Report: Tech Giants Gaming the Systems for Tax Breaks

Dan Price
AP Photo/J. Scott Applewhite

According to a study by non-profit Good Jobs First, our nation’s biggest tech companies have managed to wring billions from state and local government subsidies while providing very little in return.

North and South Carolina’s bidding war to attract Google ended with North Carolina providing $254 million in tax subsidies in exchange for a data center that provided an estimated 210 jobs. That’s $1.2 million per job. Further, those few jobs it created were low-wage, low-skill positions, covering janitorial and maintenance duties for a building full of remotely-controlled computers. After the competition was over, Google built in both states anyway.

This isn’t even the biggest example of tax subsidy abuse by our nation’s most lucrative technology corporations, merely one of the most obvious. Smack dab in the middle of our Great Recession, North Carolina paid $6.4 million in tax breaks to Apple for each job the company brought to the state. Apple’s $1 billion data center has done next to nothing for the town of Maiden, in which it was built.

Despite obscenely one-sided dealings, it remains an easy sell. State and local governments believe that bringing facilities from companies like Amazon, Apple, Facebook, Google, and Microsoft will help them tap into the enormous wealth potential of Silicon Valley. Instead, the states have been feeding their money into a “cloud” from which they will almost certainly never recoup their substantial investments.

Tesla is one of the least egregious examples of this tax incentive abuse, only costing Nevada about $200,000 per worker so far. When that kind of loss on an individual job is at the low end of the spectrum, it paints these abuses in stark relief.

Good Jobs First Director Greg LeRoy believes that capping tax subsidies to $50,000 per projected job would, if nothing else, stem the flow of crucial state income. But people like Facebook Director of Western Data Center Operations Ken Patchett told MarketWatch that the study’s findings were “disingenuous at its core.”

He argued, “Nobody’s writing a check to Facebook,” and that the study is only reporting the bare minimum of what his company has actually done for the communities in which it has installed facilities. He, of course, cited a Facebook-commissioned study for his counter argument.

Good Jobs First Analyst Kasia Tarczynska, who authored the Money Lost to the Cloud study, isn’t buying that argument. She contends that because of varying levels of disclosure, the information provided is, if anything, “conservative.” And most of the worst offenders, according to Tarczynska, are playing both sides against the middle, saying, “Companies will have a list or even a final location in mind, then they will go to the locality and ask for tax breaks saying, ‘If we don’t get this, we’ll consider another location.'”

The study concludes by imploring state and local officials to be “absolutely stingy” when dealing with these massive corporate entities.
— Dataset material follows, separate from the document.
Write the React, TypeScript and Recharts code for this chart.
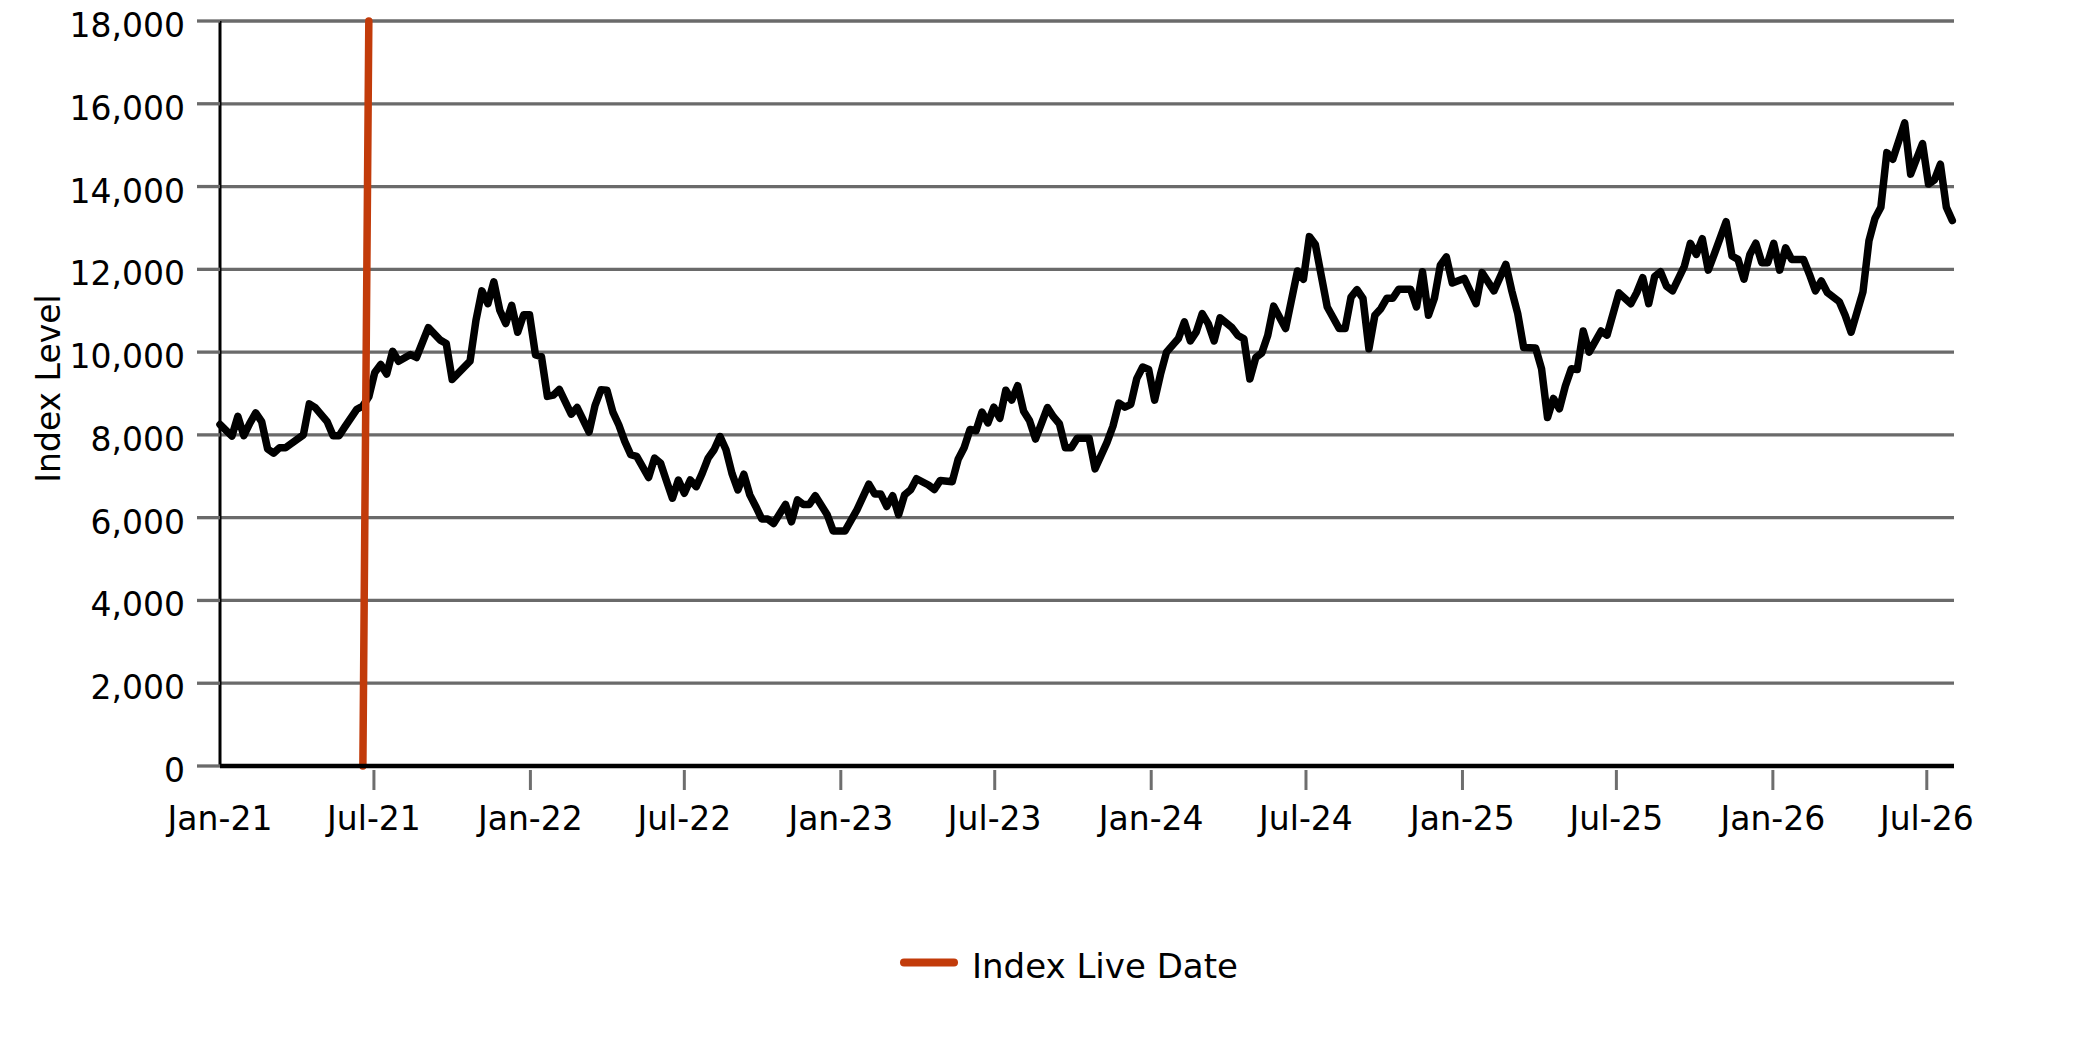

After all, they “have to grow the cloud,” regardless and will already be basing their decisions on “stable areas with cheap electricity.” It suggests that the strength of companies like Facebook in these negotiations is illusory at best:

They will barely benefit your local economies because they create so few jobs and often import top-wage labor. If tech corporations also demand $2 million per job in subsidies, taxpayers will incur huge losses. No private party would agree to a bargain with such high costs and such low benefits and you would be wise to refuse such demands.